A member of the Yeates School of Graduate Studies, Myer was the founding Director (2004-2008) of the Interdisciplinary MA program in Immigration and Settlement Studies.

In 2012, Dr. Siemiatycki was appointed as the first Jack Layton Chair, a position he held until 2015.

Myer is a frequent media commentator on political matters. His career achievements include: Distinguished Educator Award, Ontario Institute for Studies in Education (1992); Ryerson Popular Professor Citation, Maclean's Guide to Canadian Universities (2003 thru 2006 inclusive): Research Domain Leader, the Centre of Excellence for Research on Immigration & Settlement (2001-06), Ryerson University Faculty Service Award. Active in the Ryerson community, Myer has contributed to organizing such campus events as the Ryerson Union Fair, and Ryerson Holocaust Education Programming.

History of the Chair

In 2012, Ryerson University established the Jack Layton Chair to honour Jack’s unique journey from a Ryerson classroom to a national inspiration. Jack Layton was a Professor in Ryerson’s Politics Department during the 1970s and 1980s. As a Ryerson Professor, Toronto City Councillor, Member of Parliament, and Leader of the Federal NDP, Jack inspired students, a city, and a country to pursue progressive political change. Justice, fairness, inclusion, hope, and love were his guiding principles for building a better world.

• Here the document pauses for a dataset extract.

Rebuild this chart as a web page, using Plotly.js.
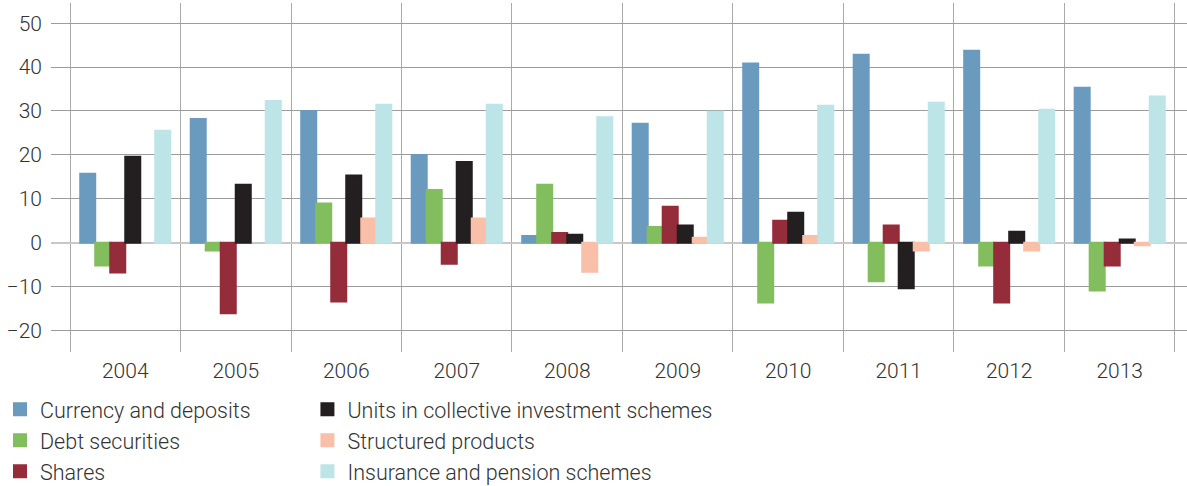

The Jack Layton Chair will engage in a variety of activities in keeping with Jack’s wide-ranging interests and commitments. Throughout his career, Jack was a passionate advocate for a number of social issues, proposing new solutions for environmental sustainability, liveable cities, homelessness, violence against women, homophobia, labour rights, youth engagement, public health, and inclusive democracy. The mandate of the Jack Layton Chair is to broaden understanding and political capacity in order to effect progressive social change.